Using the pen in Corel Painter Essentials to do original drawings and paintings was, as already described, unsatisfactory. The pen cursor is a tiny bit laggy in addition to behaving as if slightly “distant” from the “paper”.
Also the function switches on the pen are an annoyance. They are large and they are too near where I naturally hold the pen. They cannot be disabled but it is too easy to activate them accidentally while holding the pen to draw. Another small but repetitive nuisance.
When using the tablet as a mouse, not all gestures and selection methods on the tablet worked as depicted in the Wacom video tutorial. Wacom told me the tutorial is buggy and also suggested I uninstall the driver that they had provided on cd with the tablet (their instructions for how to do so were wrong) and install a different one from their website (they didn’t tell me that the proper driver has a different name from the original). The tablet works better now but it apparently changed the default behaviors of my mouse, which I had to re-set.

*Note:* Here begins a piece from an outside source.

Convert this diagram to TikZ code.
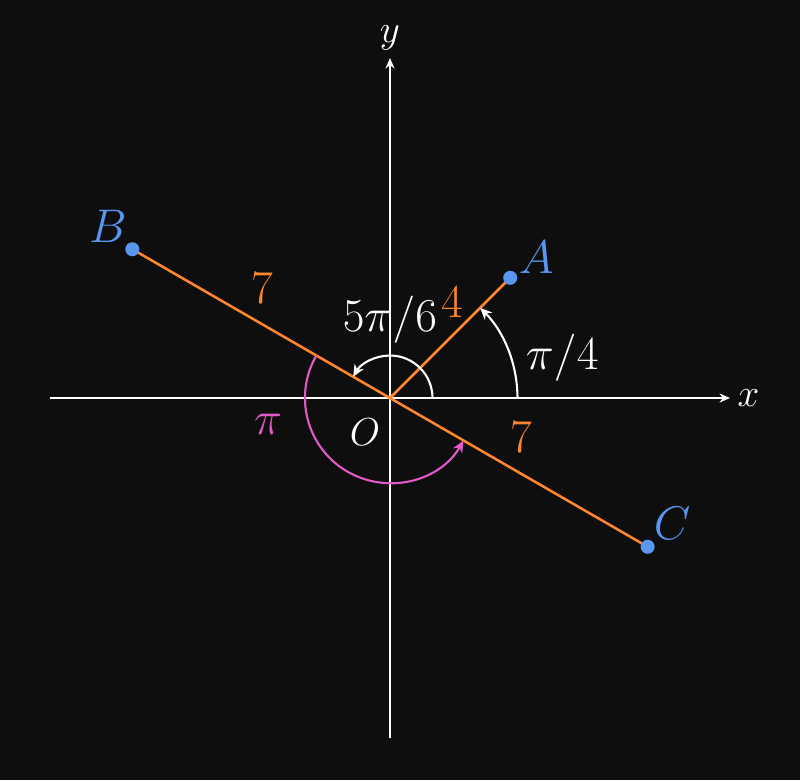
\documentclass[tikz,border=0pt]{standalone}
\usepackage{tikz}
\usetikzlibrary{arrows.meta,calc,positioning}
\definecolor{bgdark}{RGB}{14,14,14}
\definecolor{segorange}{RGB}{255,134,47}
\definecolor{ptblue}{RGB}{88,150,240}
\definecolor{arcpink}{RGB}{225,90,200}
\tikzset{
  axis/.style={white,line width=1.3pt,-{Stealth[length=7pt,width=6pt]}},
  seg/.style={segorange,line width=1.7pt},
  angarc/.style={line width=1.4pt,-{Stealth[length=8pt,width=7pt]}},
  ptdot/.style={ptblue},
  bigl/.style={font=\Huge,scale=1.27},
  smalll/.style={font=\Huge,scale=1.05}
}
\begin{document}
\begin{tikzpicture}[>=Latex]
\fill[bgdark] (-9.176,-8.988) rectangle (9.647,9.365);
\useasboundingbox (-9.176,-8.988) rectangle (9.647,9.365);
\coordinate (O) at (0,0);
\coordinate (A) at (45:4);
\coordinate (B) at (150:7);
\coordinate (C) at (-30:7);
\coordinate (xl) at (-8,0);
\coordinate (xr) at (8,0);
\coordinate (yb) at (0,-8);
\coordinate (yt) at (0,8);
% axes
\draw[axis] (xl) -- (xr) node[right=1pt,white,smalll] (xlab) {$x$};
\draw[axis] (yb) -- (yt) node[above=1pt,white,smalll] (ylab) {$y$};
% segments
\draw[seg] (O) -- (A);
\draw[seg] (O) -- (B);
\draw[seg] (O) -- (C);
% angles
\draw[angarc,white] (1,0) arc (0:150:1);
\draw[angarc,white] (3,0) arc (0:45:3);
\draw[angarc,arcpink] (150:2) arc (150:330:2);
% points
\fill[ptdot] (A) circle (0.165);
\fill[ptdot] (B) circle (0.165);
\fill[ptdot] (C) circle (0.165);
\node[ptblue,bigl] (Alab) at (3.44,3.32) {$A$};
\node[ptblue,bigl] (Blab) at (-6.64,4.05) {$B$};
\node[ptblue,bigl] (Clab) at (6.64,-2.96) {$C$};
% labels
\node[segorange,bigl] (lenB) at (-3.01,2.59) {$7$};
\node[segorange,bigl] (lenA) at (1.46,2.26) {$4$};
\node[segorange,bigl] (lenC) at (3.08,-0.92) {$7$};
\node[white,bigl] (angB) at (0,1.84) {$5\pi/6$};
\node[white,bigl] (angA) at (4.05,0.96) {$\pi/4$};
\node[arcpink,bigl] (angPi) at (-2.87,-0.61) {$\pi$};
\node[white,smalll] (Olab) at (-0.59,-0.8) {$O$};
\end{tikzpicture}
\end{document}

I expect there are solutions to the bugs and quirks, some of which are obviously not the fault of the tablet technology; a person might become accustomed to the pen design; but I still wish I had not bought the tablet. I got it mainly to do digital drawing and its slight sloppiness is still too sloppy for that purpose. I hear good things about Wacom’s higher-end Intuos tablets and maybe I’ll buy one of those, but absolutely *not* without trying it out first.
Later additional note — one week after purchase, the edge of the Bamboo Fun sensor screen began to bubble up and separate from the tablet. That’s the final straw. Back it goes.